Originally recorded by Chris Farlowe (UK #33 1967).
Also recorded by Mike d’Abo, composer (1970), Kate Taylor (1971).
Other hit versions by Chase (US #84 1971), Rod Stewart (1969 |US #42 1972), Big George (2000), Stereophonics (UK #4/IRE #3 2001).
From the wiki: “‘Handbags and Gladrags’ was written by Mike d’Abo (Manfred Mann). In November 1967, singer Chris Farlowe was the first to release a version of the song, produced by d’Abo. It became a #33 hit in the United Kingdom for Farlowe from the album The Last Goodbye. In 1969, Rod Stewart recorded a version for his album An Old Raincoat Won’t Ever Let You Down.
First recorded (as “Do-Wah-Diddy”) by The Exciters (US #78/R&B #47 1963).
Other hit versions by Manfred Mann (US#1/UK #1 1964), 2 Live Crew (R&B #62 1987), The Blue Melons (UK #70 1996), DJ Otzi (UK #9 2001).
From the wiki: “‘Do Wah Diddy Diddy’ was written by Jeff Barry and Ellie Greenwich, and first recorded by The Exciters, in 1963. The Exciters were formed from an all-girl group, The Masterettes, before adding a male singer and renaming themselves The Exciters after auditioning for producers Jerry Leiber and Mike Stoller. Their first hit record, arranged by George ‘Teacho’ Wiltshire and produced by Leiber and Stoller for United Artists Records, was ‘Tell Him’, which reached #4 on the U.S. Top-40 chart in early 1963. (The song had previously been recorded unsuccessfully, as ‘Tell Her’, by Gil Hamilton later known as Johnny Thunder.) According to Jason Ankeny at AllMusic, the Exciters ‘signified a sea change in the presentation and perception of femininity in popular music, paving the way for such tough, sexy acts as the Shangri-Las and the Ronettes.’

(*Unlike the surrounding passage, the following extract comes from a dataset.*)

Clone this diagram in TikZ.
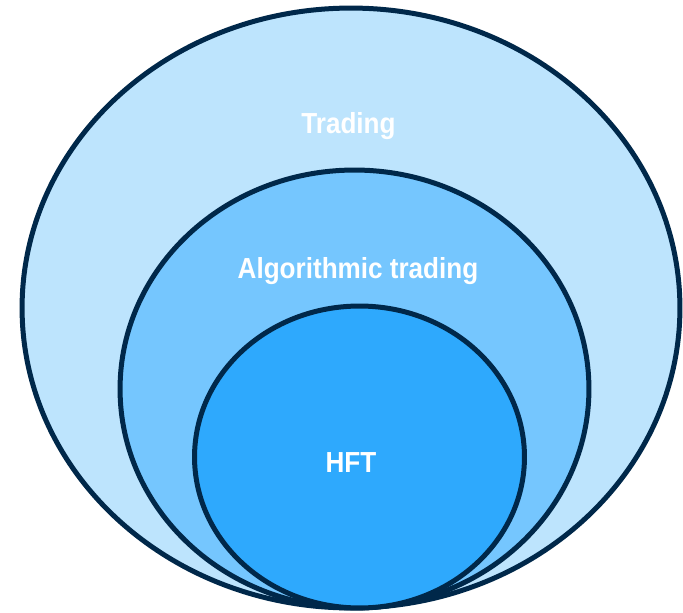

“Trivia: Dusty Springfield was on a stop-over in New York City en route to Nashville to make a country music album with the Springfields in 1962, when she heard the Exciters’ ‘Tell Him’ playing while taking a late-night walk by the Colony Record Store on Broadway. The song helped Springfield decide to embark on a solo career with a Pop/Soul direction.